EJ Dionne: Hope Over Cynicism
EJ Dionne had a nice piece in yesterday’s paper encouraging hope over cynicism. Here are a few key sections (emphasis added):
The speech that made [Obama] a national figure, his keynote address at the 2004 Democratic National Convention, is best known for his declaration that “there’s not a liberal America and a conservative America, there’s the United States of America.” In light of what’s happened since, you want to weep at those words.
But near the end of his peroration on national unity, Obama hit upon the idea that has always been his touchstone. “Do we participate in a politics of cynicism,” he asked, “or do we participate in a politics of hope?”
A decade later, at a rally last week in Wisconsin, where he was campaigning for Mary Burke, the Democratic gubernatorial candidate, Obama offered the same message more pointedly: “The folks on the other side, they’re counting on you being cynical. They’re figuring you won’t think you can make a difference.” The alternative? “Don’t be cynical. Be hopeful. .?.?. Cynicism is a choice. And hope is a better choice.”
At the end of a midterm election campaign during which “dark money” has financed one attack after another, nothing is so striking as the triumph of cynicism in the form of a weary detachment from public life. This disaffection is not just a letdown after the possibilities raised by Obama from the beginning of his national career. It is also a flight from the promise of democracy.
The GOP and the dark-money forces have been stoking this cynicism purposely from the beginning. For voters to give in to it and sit home now hands them a monstrous victory. EJ writes about that, too, in the same piece:
In “The Cynic,” a new biography of Senate Republican leader Mitch McConnell, New Republic writer Alec MacGillis cites former GOP senator Bob Bennett recalling McConnell’s comments to his party colleagues at a winter retreat in 2009, at the dawn of Obama’s presidency:
“Mitch said, ‘We have a new president with an approval rating in the 70 percent area. We do not take him on frontally. We find issues where we can win, and we begin to take him down, one issue at a time. We create an inventory of losses, so it’s Obama lost on this, Obama lost on that. And we wait for the time when the image has been damaged to the point where we can take him on.’?”
MacGillis aptly summarized the approach: “In other words, wait out Americans’ hopefulness in a dire moment for the country until it curdles to disillusionment.” This is the central cause of the dysfunction that leaves voters so disheartened. It should be rebuked rather than vindicated at the polls.

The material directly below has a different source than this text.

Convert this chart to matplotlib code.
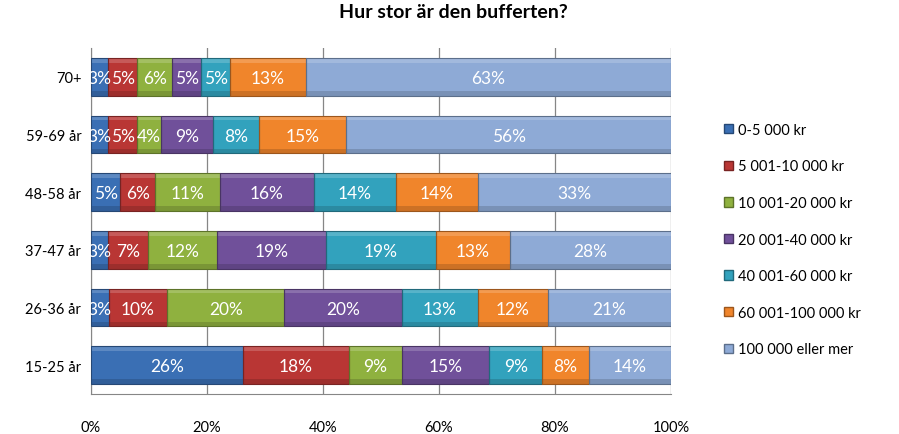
import numpy as np
import matplotlib
matplotlib.use("Agg")
import matplotlib.pyplot as plt
from matplotlib.patches import Patch
from matplotlib.colors import to_rgb

plt.rcParams['font.family'] = ['Lato', 'DejaVu Sans']

# data
groups = ['70+', '59-69 år', '48-58 år', '37-47 år', '26-36 år', '15-25 år']
series = ['0-5 000 kr', '5 001-10 000 kr', '10 001-20 000 kr', '20 001-40 000 kr',
          '40 001-60 000 kr', '60 001-100 000 kr', '100 000 eller mer']
v_0_5 = [3, 3, 5, 3, 3, 26]
v_5_10 = [5, 5, 6, 7, 10, 18]
v_10_20 = [6, 4, 11, 12, 20, 9]
v_20_40 = [5, 9, 16, 19, 20, 15]
v_40_60 = [5, 8, 14, 19, 13, 9]
v_60_100 = [13, 15, 14, 13, 12, 8]
v_100_plus = [63, 56, 33, 28, 21, 14]
values = [v_0_5, v_5_10, v_10_20, v_20_40, v_40_60, v_60_100, v_100_plus]
colors = ['#3a6fb4', '#b93634', '#8fb13f', '#70509a', '#32a2bd', '#f0852b', '#8eaad6']


def shade(c, f):
    r, g, b = to_rgb(c)
    if f > 0:
        return (r + (1 - r) * f, g + (1 - g) * f, b + (1 - b) * f)
    return (r * (1 + f), g * (1 + f), b * (1 + f))


fig = plt.figure(figsize=(8.99, 4.35), dpi=100)
ax = fig.add_axes([91 / 899, 1 - 395 / 435, 580 / 899, 346 / 435])

data = np.array(values, dtype=float)
totals = data.sum(axis=0)
pct = data / totals * 100
y = np.arange(len(groups))
h = 0.65
left = np.zeros(len(groups))
for i, name in enumerate(series):
    w = pct[i]
    c = colors[i]
    ax.barh(y, w, h, left=left, color=c, linewidth=0, zorder=3)
    # soft bevel: light top strip, dark bottom strip
    ax.barh(y - h / 2 + 0.04, w, 0.08, left=left, color=shade(c, 0.18), linewidth=0, zorder=3.5)
    ax.barh(y + h / 2 - 0.04, w, 0.08, left=left, color=shade(c, -0.15), linewidth=0, zorder=3.5)
    ax.barh(y, w, h, left=left, color='none', edgecolor=shade(c, -0.35), linewidth=0.8, zorder=4)
    for j in range(len(groups)):
        ax.text(left[j] + w[j] / 2, y[j] + 0.02, f'{int(data[i, j])}%', ha='center', va='center',
                color='white', fontsize=12.5, zorder=5)
    left += w

ax.set_xlim(0, 100)
ax.set_ylim(len(groups) - 0.5, -0.5)
ax.set_yticks(y)
ax.set_yticklabels(groups, fontsize=10.5)
ax.set_xticks([0, 20, 40, 60, 80, 100])
ax.set_xticklabels(['0%', '20%', '40%', '60%', '80%', '100%'], fontsize=10.5)
ax.tick_params(axis='x', length=0, pad=19)
ax.tick_params(axis='y', length=0, pad=7)
ax.grid(axis='x', color='#868686', linewidth=0.9, zorder=0)
for s in ['top', 'right']:
    ax.spines[s].set_visible(False)
ax.spines['left'].set_color('#868686')
ax.spines['bottom'].set_color('#868686')

handles = [Patch(facecolor=c, edgecolor=shade(c, -0.35)) for c in colors]
fig.legend(handles, series, loc='upper left', bbox_to_anchor=(718 / 899, 1 - 118 / 435),
           frameon=False, fontsize=10.5, handlelength=0.6, handleheight=0.6,
           handletextpad=0.4, labelspacing=1.55, borderaxespad=0)

fig.text(453 / 899, 1 - 13 / 435, 'Hur stor är den bufferten?', ha='center', va='center',
         fontsize=14, fontweight='bold')

fig.savefig('out.png', dpi=100)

Don’t be disillusioned. Don’t hand them a victory (and don’t think they don’t have very explicit plans for how to be destructive in the case of that outcome). Come out and vote for candidates who have put regular people first over and over again.
As I’ve heard Congressman Foster say more than once, “Bad things happen when good people stay home and don’t vote.” Please do your part to be sure those “bad things” don’t happen.